Environmental groups led by Earthjustice and the Environmental Integrity Project are again taking the U.S. EPA to court over its air emissions rules for large municipal solid waste combustors. The petition for review seeks to tighten limits for a range of pollutants, and it comes after the agency finalized a more lenient version of the regulation in March.
More than 50 incinerators nationwide are subject to the regulation, which seeks to tamp down on particulate matter, lead, nitrogen oxide and other air pollutants based on the best available emissions control technology. The final standards reduce the amount of regulated pollutants entering the atmosphere by 3,269 tons per year, according to EPA calculations. But that’s weaker than a proposal released by the agency in 2024, which would have reduced pollutants by roughly 14,000 tons per year, again per EPA’s own calculations.
Environmental groups have spent four years seeking to compel the EPA to update the rules, which it should have updated back in 2011 in accordance with Clean Air Act requirements. In their challenge, filed on May 11, the groups argue the agency is ignoring what modern pollution controls can achieve.
“These incinerators have been operating under illegal standards for decades while families in nearby communities get sicker,” Haley Lewis, senior attorney for the Environmental Integrity Project, said in a statement. “It’s time for the EPA to stand by the communities they are meant to protect.”
The fight over the rules has animated communities that live near these facilities. Two local groups, East Yard Communities for Environmental Justice and Ironbound Community Corp., were named as co-plaintiffs on the initial lawsuit compelling an update. They were again signed onto the petition filed in May seeking a review of the final regulation.
Jonathan Smith, a senior attorney with Earthjustice, said that roughly 80% of the incinerators covered by the regulation are located in environmental justice communities. As a result, the grassroots groups based in those communities represent those most affected by the regulation.
“It's important to have them be part of any lawsuit, especially around a rule that impacts these communities so much,” Smith said. “Too often, I think, EPA regulates at the national level without due consideration of the impacts on the communities that are just at the fence line.”
Ironbound has advocated for tighter standards of a Reworld-run facility in Newark, New Jersey. The facility began processing waste in 1990 and is located in a community where 78% of residents are people of color, according to EIP. While Reworld touts its pollution controls, environmental groups decry the added burden the facility places on a disadvantaged community.

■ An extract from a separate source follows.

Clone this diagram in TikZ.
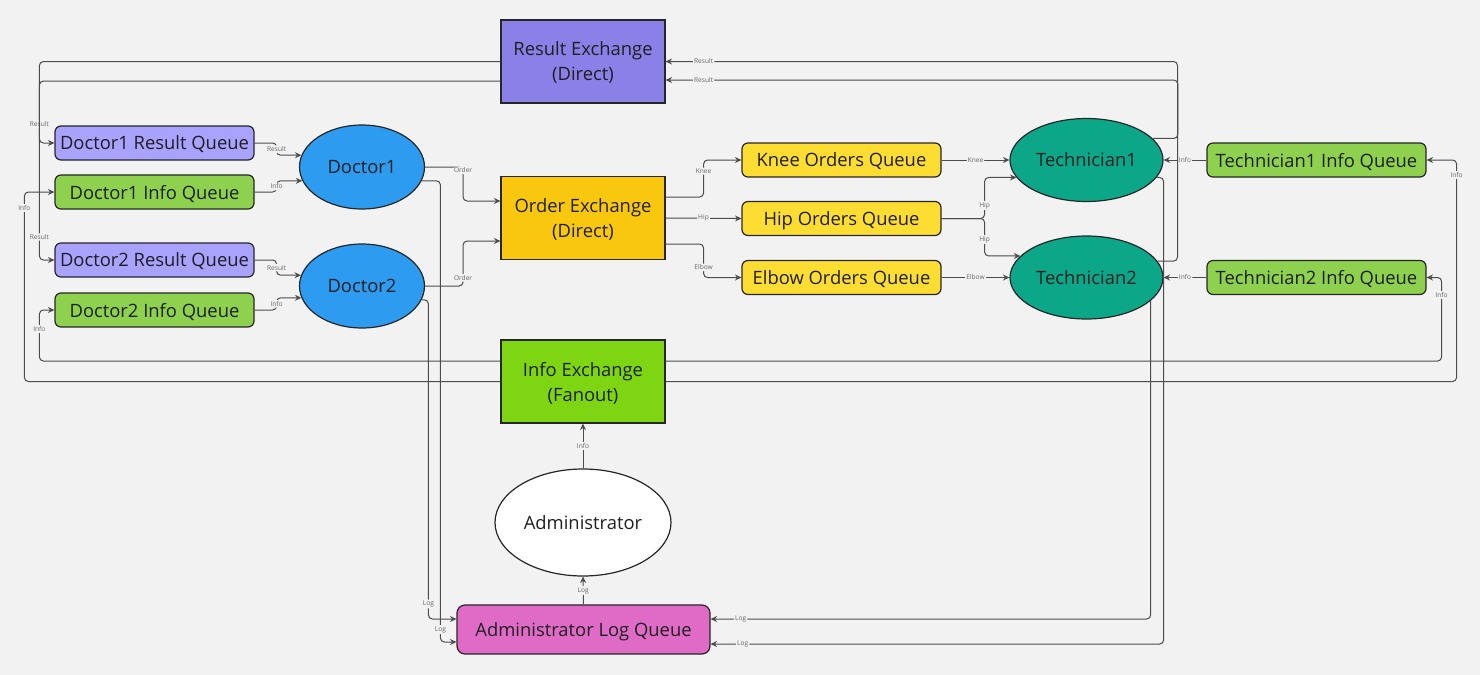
\documentclass[tikz,border=0pt]{standalone}
\usepackage{fontspec}
\setmainfont{Open Sans}
\usetikzlibrary{arrows.meta,calc,shapes.geometric}

\definecolor{pagebg}{HTML}{F2F2F2}
\definecolor{rexfill}{HTML}{8A80E8}
\definecolor{oexfill}{HTML}{F9C80E}
\definecolor{iexfill}{HTML}{7ED612}
\definecolor{resqfill}{HTML}{A9A2FE}
\definecolor{infoqfill}{HTML}{8DD14F}
\definecolor{docfill}{HTML}{2D9BF0}
\definecolor{ordqfill}{HTML}{FEDD33}
\definecolor{techfill}{HTML}{0CA789}
\definecolor{logqfill}{HTML}{E06BC6}

\begin{document}
\begin{tikzpicture}[x = 0.5pt, y = -0.5pt,
    every node/.style = {font = \fontsize{9.2}{12.5}\selectfont, text = black!88},
    exchange/.style = {draw = black!85, line width = 0.6pt, minimum width = 82pt,
        minimum height = 41.5pt, align = center, text depth = 0pt},
    queue/.style = {draw = black!85, line width = 0.6pt, rounded corners = 3pt,
        minimum width = 99.5pt, minimum height = 17pt, inner sep = 0pt, text depth = 0pt},
    actor/.style = {ellipse, draw = black!85, line width = 0.6pt, inner sep = 0pt,
        minimum width = 62.5pt, minimum height = 42pt, text depth = 0pt},
    link/.style = {draw = black!70, line width = 0.5pt, rounded corners = 2pt,
        -{Stealth[length = 3.2pt, width = 3pt]}},
    lbl/.style = {font = \fontsize{3.3}{4}\selectfont, text = black!60, fill = pagebg,
        inner sep = 0.6pt}]

    \fill[pagebg] (0, 0) rectangle (1480, 675);

    % exchanges
    \node[exchange, fill = rexfill] (rex) at (583, 61.5) {Result Exchange\\(Direct)};
    \node[exchange, fill = oexfill] (oex) at (583, 218) {Order Exchange\\(Direct)};
    \node[exchange, fill = iexfill] (iex) at (583, 381.5) {Info Exchange\\(Fanout)};

    % doctors and their queues
    \node[queue, fill = resqfill] (d1res) at (154.5, 143) {Doctor1 Result Queue};
    \node[queue, fill = infoqfill] (d1info) at (154.5, 192) {Doctor1 Info Queue};
    \node[queue, fill = resqfill] (d2res) at (154.5, 260) {Doctor2 Result Queue};
    \node[queue, fill = infoqfill] (d2info) at (154.5, 310) {Doctor2 Info Queue};
    \node[actor, fill = docfill] (doc1) at (362, 167) {Doctor1};
    \node[actor, fill = docfill] (doc2) at (362, 286) {Doctor2};

    % order queues
    \node[queue, fill = ordqfill] (knee) at (841.5, 160) {Knee Orders Queue};
    \node[queue, fill = ordqfill] (hip) at (841.5, 218.5) {Hip Orders Queue};
    \node[queue, fill = ordqfill] (elbow) at (841.5, 277.5) {Elbow Orders Queue};

    % technicians and their queues
    \node[actor, fill = techfill, minimum width = 76.5pt, minimum height = 41.5pt] (tech1)
        at (1086.5, 160) {Technician1};
    \node[actor, fill = techfill, minimum width = 76.5pt, minimum height = 41.5pt] (tech2)
        at (1086.5, 277.5) {Technician2};
    \node[queue, fill = infoqfill, minimum width = 109.5pt] (t1info) at (1316.5, 160)
        {Technician1 Info Queue};
    \node[queue, fill = infoqfill, minimum width = 109.5pt] (t2info) at (1316.5, 277.5)
        {Technician2 Info Queue};

    % administrator
    \node[actor, fill = white, minimum width = 88pt, minimum height = 53.5pt] (admin)
        at (583, 522.5) {Administrator};
    \node[queue, fill = logqfill, rounded corners = 4pt, minimum width = 126.5pt,
        minimum height = 24.5pt] (alog) at (583.5, 629.5) {Administrator Log Queue};

    % queues to doctors
    \draw[link] (d1res.east) -- ++(22, 0) |- node[lbl, pos = 0.25] {Result} (doc1.169);
    \draw[link] (d1info.east) -- ++(22, 0) |- node[lbl, pos = 0.25] {Info} (doc1.193);
    \draw[link] (d2res.east) -- ++(22, 0) |- node[lbl, pos = 0.25] {Result} (doc2.170);
    \draw[link] (d2info.east) -- ++(22, 0) |- node[lbl, pos = 0.25] {Info} (doc2.191);

    % doctors to order exchange
    \draw[link] (doc1.east) -- ++(38, 0) |- node[lbl, pos = 0.05] {Order}
        ($(oex.west) + (0, -17)$);
    \draw[link] (doc2.east) -- ++(38, 0) |- node[lbl, pos = 0.09] {Order}
        ($(oex.west) + (0, 23)$);

    % order exchange to order queues
    \draw[link] ($(oex.east) + (0, -21)$) -- ++(38, 0) |- node[lbl, pos = 0.35] {Knee}
        (knee.west);
    \draw[link] (oex.east) -- node[lbl] {Hip} (hip.west);
    \draw[link] ($(oex.east) + (0, 26)$) -- ++(38, 0) |- node[lbl, pos = 0.35] {Elbow}
        (elbow.west);

    % order queues to technicians
    \draw[link] (knee.east) -- node[lbl] {Knee} (tech1.west);
    \draw[link] (hip.east) -- ++(43, 0) |- node[lbl, pos = 0.16] {Hip} (tech1.194);
    \draw[link] (hip.east) -- ++(43, 0) |- node[lbl, pos = 0.28] {Hip} (tech2.162);
    \draw[link] (elbow.east) -- node[lbl] {Elbow} (tech2.west);
    \draw[link] (t1info.west) -- node[lbl] {Info} (tech1.east);
    \draw[link] (t2info.west) -- node[lbl] {Info} (tech2.east);

    % technicians to result exchange
    \draw[link] (tech1.18) -- ++(25, 0) |- ($(rex.east) + (38, 18.5)$) node[lbl] {Result}
        -- ($(rex.east) + (0, 18.5)$);
    \draw[link] (tech2.13) -- ++(20, 0) |- ($(rex.east) + (38, 0)$) node[lbl] {Result}
        -- (rex.east);

    % result exchange to result queues
    \draw[link] (rex.west) -| ($(d1res.west) + (-15, -19)$) node[lbl] {Result}
        |- (d1res.west);
    \draw[link] ($(rex.west) + (0, 19.5)$) -| ($(d2res.west) + (-15, -23)$) node[lbl] {Result}
        |- (d2res.west);

    % info exchange fans out
    \draw[link] (iex.west) -| ($(d1info.west) + (-30, 16)$) node[lbl] {Info} |- (d1info.west);
    \draw[link] ($(iex.west) + (0, -20.5)$) -| ($(d2info.west) + (-15, 19)$) node[lbl] {Info}
        |- (d2info.west);
    \draw[link] (iex.east) -| ($(t1info.east) + (30, 15)$) node[lbl] {Info} |- (t1info.east);
    \draw[link] ($(iex.east) + (0, -20.5)$) -| ($(t2info.east) + (15, 17.5)$) node[lbl] {Info}
        |- (t2info.east);

    % logs
    \draw[link] (doc1.347) -| ($(alog.west) + (-16, 0)$) node[lbl] {Log}
        |- ($(alog.west) + (0, 12.5)$);
    \draw[link] (doc2.347) -| ($(alog.west) + (-28, -25.5)$) node[lbl] {Log}
        |- ($(alog.west) + (0, -10.5)$);
    \draw[link] (tech2.340) |- ($(alog.east) + (30, -10.5)$) node[lbl] {Log}
        -- ($(alog.east) + (0, -10.5)$);
    \draw[link] (tech1.346) -- ++(7, 0) |- ($(alog.east) + (32, 14.5)$) node[lbl] {Log}
        -- ($(alog.east) + (0, 14.5)$);
    \draw[link] (alog.north) -- node[lbl] {Log} (admin.south);
    \draw[link] (admin.north) -- node[lbl] {Info} (iex.south);
\end{tikzpicture}
\end{document}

Reworld is not a party to the lawsuit.
“Ironbound residents live with elevated asthma rates, cancer diagnoses, and the daily reality of what comes out of that smokestack,” Alejandra Torres, assistant director of organizing and advocacy at Ironbound, said in a statement. “Our community should not have to go to court every time we want a company or the government to follow the law.”
Other communities seeking to shut down or prevent the construction of new incinerators have used the lawsuit as a rallying cry. The Zero Burn Coalition, a group looking to shut down the Hennepin Energy Recovery Center in Minneapolis, held a virtual press conference on Thursday hailing the lawsuit as a necessary corrective to the EPA's rulemaking process.
“We are here this morning because a federal lawsuit filed by Earthjustice and the Environmental Integrity Project has confirmed what communities like ours have known for decades: the EPA and agencies like it have been captured by the industries they were created to regulate. The rules are written to protect the polluters. The communities breathing the pollution are an afterthought,” said Nazir Khan, a member of the coalition and co-founder of the Minnesota Environmental Justice Table.
EPA records show the agency met with industry representatives after it released a draft version of the air emissions regulation. The Waste-to-Energy Association, which was one of the groups that met with EPA, largely approved of the final regulation, WTEA President Thomas Hogan said in a statement.
The WTEA has also filed a petition for the EPA to reconsider a “narrow set of technical implementation questions” related to the new incinerator emissions rules, per Hogan. The group did not elaborate on what it would like to see changed.
“Our member facilities already operate well below current limits, and we take seriously both our compliance obligations and the EPA’s authority to raise the bar. Even under existing standards, our member facilities have been demonstrated to be protective of human health and the environment,” Hogan said.
The petition process will play out in the U.S. District Court of Appeals for the District of Columbia for both cases. The plaintiffs still need to file briefs laying out their issues with the final regulation in more detail, after which EPA will have a chance to respond and the cases can proceed. Earthjustice will ask EPA to keep the final regulation released this year in place while it works on tighter standards, according to Smith.